I somehow managed to get out of high school without having to read Fahrenheit 451 though I have no idea how. It is a classic book however, and I thought that I should read it, so I added it to my list of 10 books that I am determined to read this year.
I will say that the premise of the book is interesting. What happens when the world no longer reads? Or thinks for themselves? Or questions what they hear or what they are told? What happens to empathy then? Our humanity? Our compassion? What happens to the world?
It’s a powerful premise, and a powerful thought. And that’s what I loved about this book. That original gem of a premise.
What I couldn’t stand about this book is the main character Guy. He is so damn irritating and frustrating. I spent the majority of the book wanting to smack him across the back of the head. I do understand that he’s suppose to come across as overwhelmed and questioning everything, but I just couldn’t get past how irritating he was. I almost didn’t finish the book because of it. I am so eternally glad that I didn’t read this book in high school because while the premise is amazing, the delivery of it is enough to put anyone off reading for awhile. I cannot imagine many students ever finishing it.

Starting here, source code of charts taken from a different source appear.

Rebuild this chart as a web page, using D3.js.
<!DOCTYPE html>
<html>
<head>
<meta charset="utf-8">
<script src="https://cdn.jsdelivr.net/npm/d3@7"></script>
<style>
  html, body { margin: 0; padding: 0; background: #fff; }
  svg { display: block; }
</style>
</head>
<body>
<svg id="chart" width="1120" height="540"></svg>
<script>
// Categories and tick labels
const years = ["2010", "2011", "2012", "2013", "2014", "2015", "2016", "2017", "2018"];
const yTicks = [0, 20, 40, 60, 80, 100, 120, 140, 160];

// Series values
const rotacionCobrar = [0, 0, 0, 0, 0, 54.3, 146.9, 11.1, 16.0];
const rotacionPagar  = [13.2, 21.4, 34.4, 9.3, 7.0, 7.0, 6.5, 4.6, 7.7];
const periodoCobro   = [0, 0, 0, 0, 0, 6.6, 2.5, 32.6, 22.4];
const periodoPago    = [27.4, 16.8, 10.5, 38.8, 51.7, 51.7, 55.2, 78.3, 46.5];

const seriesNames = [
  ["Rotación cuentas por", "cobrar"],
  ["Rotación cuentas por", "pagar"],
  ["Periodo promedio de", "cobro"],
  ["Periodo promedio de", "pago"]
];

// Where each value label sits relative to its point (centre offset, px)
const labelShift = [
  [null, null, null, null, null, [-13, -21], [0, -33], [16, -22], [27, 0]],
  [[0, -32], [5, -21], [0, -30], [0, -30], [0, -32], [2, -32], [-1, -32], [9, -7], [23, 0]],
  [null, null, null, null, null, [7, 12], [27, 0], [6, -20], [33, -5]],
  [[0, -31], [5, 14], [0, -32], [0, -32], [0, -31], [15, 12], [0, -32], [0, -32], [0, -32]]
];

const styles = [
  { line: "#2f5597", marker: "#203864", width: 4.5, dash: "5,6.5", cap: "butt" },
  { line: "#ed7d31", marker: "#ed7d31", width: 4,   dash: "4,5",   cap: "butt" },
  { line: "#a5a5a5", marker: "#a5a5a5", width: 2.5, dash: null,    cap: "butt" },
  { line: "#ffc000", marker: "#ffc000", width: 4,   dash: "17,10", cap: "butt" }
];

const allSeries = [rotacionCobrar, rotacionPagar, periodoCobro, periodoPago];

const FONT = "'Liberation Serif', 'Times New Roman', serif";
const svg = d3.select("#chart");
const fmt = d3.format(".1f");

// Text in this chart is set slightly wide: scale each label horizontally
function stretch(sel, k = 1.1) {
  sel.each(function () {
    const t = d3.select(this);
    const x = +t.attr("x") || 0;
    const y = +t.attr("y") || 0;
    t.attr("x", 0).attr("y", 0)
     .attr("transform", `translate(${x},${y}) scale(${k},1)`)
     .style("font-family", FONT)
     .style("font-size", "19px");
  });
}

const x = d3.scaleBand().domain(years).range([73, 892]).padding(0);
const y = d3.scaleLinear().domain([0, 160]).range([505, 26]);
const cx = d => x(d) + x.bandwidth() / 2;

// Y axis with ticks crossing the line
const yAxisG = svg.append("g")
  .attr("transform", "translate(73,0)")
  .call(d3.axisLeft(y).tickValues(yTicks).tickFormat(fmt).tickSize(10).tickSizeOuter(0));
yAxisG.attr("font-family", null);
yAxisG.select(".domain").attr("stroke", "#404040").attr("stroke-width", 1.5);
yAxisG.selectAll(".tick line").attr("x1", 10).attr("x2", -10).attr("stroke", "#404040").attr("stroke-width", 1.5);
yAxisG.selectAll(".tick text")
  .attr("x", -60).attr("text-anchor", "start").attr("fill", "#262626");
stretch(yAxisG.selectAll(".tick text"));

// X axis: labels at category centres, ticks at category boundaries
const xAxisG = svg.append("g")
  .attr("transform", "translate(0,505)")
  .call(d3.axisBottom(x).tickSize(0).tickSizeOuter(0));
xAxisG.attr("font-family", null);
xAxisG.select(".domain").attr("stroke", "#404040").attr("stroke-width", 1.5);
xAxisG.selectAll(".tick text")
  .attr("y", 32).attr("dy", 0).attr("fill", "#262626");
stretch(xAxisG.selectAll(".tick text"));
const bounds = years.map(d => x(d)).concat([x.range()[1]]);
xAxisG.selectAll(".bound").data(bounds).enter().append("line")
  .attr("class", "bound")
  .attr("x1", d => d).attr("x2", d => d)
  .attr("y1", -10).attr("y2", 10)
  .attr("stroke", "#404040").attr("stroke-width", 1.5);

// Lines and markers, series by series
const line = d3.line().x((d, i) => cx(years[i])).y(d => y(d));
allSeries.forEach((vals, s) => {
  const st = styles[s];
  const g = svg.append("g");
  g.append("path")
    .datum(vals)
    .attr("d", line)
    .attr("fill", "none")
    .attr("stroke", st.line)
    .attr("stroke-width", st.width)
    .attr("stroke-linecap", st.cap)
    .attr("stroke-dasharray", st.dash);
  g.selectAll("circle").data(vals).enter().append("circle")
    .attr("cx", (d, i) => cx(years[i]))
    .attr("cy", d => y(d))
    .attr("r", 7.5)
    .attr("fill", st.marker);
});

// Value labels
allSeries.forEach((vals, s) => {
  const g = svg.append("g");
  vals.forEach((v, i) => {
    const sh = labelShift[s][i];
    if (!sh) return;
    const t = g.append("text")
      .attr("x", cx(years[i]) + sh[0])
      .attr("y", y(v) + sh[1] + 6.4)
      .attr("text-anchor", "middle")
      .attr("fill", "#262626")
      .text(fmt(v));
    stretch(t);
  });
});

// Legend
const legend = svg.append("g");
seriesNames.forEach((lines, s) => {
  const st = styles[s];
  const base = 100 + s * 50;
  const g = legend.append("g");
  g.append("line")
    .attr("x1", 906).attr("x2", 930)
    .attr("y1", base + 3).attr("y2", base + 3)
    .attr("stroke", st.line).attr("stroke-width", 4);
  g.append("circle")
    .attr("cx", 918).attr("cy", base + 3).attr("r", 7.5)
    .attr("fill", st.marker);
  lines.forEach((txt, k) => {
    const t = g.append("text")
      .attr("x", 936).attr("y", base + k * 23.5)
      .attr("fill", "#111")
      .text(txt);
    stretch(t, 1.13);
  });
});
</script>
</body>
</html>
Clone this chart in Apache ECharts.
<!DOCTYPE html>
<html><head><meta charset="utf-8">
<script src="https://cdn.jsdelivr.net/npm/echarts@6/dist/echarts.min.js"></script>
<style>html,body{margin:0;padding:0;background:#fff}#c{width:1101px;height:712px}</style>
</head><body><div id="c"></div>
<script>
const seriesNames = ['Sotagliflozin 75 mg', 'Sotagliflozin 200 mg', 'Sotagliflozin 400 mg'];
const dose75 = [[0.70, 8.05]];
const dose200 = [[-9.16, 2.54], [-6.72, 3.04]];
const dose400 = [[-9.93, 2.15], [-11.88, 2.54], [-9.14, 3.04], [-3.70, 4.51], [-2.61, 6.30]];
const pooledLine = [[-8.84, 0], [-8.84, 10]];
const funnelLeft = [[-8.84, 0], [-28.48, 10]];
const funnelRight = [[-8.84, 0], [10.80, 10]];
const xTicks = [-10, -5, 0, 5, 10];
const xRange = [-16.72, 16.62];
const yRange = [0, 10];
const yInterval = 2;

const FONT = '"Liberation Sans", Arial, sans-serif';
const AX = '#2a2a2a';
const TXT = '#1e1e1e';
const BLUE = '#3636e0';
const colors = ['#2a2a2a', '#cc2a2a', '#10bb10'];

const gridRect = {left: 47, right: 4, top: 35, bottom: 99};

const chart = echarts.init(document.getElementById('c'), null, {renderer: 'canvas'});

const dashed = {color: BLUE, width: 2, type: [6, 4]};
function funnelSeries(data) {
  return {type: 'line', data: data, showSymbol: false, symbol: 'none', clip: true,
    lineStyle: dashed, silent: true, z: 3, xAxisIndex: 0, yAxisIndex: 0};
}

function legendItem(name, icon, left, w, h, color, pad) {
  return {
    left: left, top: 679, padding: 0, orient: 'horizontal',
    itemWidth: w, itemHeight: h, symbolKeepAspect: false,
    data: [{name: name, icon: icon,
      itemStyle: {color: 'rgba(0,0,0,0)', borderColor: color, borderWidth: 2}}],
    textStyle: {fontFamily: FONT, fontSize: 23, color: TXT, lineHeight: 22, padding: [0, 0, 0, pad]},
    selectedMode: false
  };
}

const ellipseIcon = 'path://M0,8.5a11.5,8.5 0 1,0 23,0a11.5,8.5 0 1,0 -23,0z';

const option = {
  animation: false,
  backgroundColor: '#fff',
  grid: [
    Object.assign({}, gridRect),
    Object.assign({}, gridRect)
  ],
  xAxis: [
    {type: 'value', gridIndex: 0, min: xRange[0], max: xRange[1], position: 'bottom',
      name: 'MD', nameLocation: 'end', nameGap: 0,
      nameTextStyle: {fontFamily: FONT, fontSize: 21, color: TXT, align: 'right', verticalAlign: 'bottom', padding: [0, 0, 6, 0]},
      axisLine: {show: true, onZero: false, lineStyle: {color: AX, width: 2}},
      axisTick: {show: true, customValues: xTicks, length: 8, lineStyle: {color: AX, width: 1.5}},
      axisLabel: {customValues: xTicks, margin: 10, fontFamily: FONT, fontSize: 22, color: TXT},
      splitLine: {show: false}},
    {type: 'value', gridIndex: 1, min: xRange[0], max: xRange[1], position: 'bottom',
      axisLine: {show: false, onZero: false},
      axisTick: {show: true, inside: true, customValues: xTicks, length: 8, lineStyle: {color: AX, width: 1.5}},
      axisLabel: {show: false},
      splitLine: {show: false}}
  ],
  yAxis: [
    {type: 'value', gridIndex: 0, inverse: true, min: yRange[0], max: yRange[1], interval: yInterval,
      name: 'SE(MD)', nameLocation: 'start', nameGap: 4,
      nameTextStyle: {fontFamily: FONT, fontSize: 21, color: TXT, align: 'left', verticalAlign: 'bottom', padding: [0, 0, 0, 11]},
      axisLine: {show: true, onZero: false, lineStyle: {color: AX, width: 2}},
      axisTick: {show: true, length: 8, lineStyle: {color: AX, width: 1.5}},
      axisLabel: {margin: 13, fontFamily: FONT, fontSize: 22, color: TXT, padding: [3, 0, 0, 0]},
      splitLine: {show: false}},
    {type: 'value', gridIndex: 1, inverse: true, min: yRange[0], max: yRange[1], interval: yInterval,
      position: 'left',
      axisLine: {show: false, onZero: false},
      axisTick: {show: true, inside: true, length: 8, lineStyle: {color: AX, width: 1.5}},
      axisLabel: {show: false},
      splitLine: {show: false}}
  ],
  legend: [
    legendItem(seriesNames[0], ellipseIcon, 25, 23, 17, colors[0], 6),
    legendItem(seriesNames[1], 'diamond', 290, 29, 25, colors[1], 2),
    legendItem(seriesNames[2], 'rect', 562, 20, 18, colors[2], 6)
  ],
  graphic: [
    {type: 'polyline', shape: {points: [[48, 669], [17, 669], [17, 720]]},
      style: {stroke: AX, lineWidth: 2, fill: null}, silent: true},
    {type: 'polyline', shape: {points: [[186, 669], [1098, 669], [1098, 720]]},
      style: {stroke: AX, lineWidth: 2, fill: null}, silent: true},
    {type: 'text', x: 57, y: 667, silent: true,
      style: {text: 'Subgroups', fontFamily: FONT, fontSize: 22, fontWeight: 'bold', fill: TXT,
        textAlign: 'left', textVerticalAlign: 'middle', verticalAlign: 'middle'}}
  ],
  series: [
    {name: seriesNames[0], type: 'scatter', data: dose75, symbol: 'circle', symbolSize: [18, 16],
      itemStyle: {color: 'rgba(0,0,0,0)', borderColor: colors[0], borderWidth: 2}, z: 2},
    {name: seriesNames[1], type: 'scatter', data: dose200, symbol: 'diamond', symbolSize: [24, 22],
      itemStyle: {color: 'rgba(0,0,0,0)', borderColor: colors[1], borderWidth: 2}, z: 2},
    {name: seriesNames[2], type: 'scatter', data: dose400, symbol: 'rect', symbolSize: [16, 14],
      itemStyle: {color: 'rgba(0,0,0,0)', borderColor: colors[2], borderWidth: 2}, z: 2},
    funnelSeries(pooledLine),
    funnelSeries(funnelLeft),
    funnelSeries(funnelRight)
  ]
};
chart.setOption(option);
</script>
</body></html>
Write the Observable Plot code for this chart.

The only other thing I liked about this book other than the premise is this quote:
“Books were only one type of receptacle where we stored a lot of things we were afraid we might forget. There is nothing magical in them at all. The magic is only in what books say, how they stitched the patches of the universe together into one garment for us.”
While it’s true that books are simply words consisting of a variance of 26 letters, paper, ink and glue, it is also true that their essence is magic. There is something about them that allows us to relate to the world. And I for one would be completely lost without them.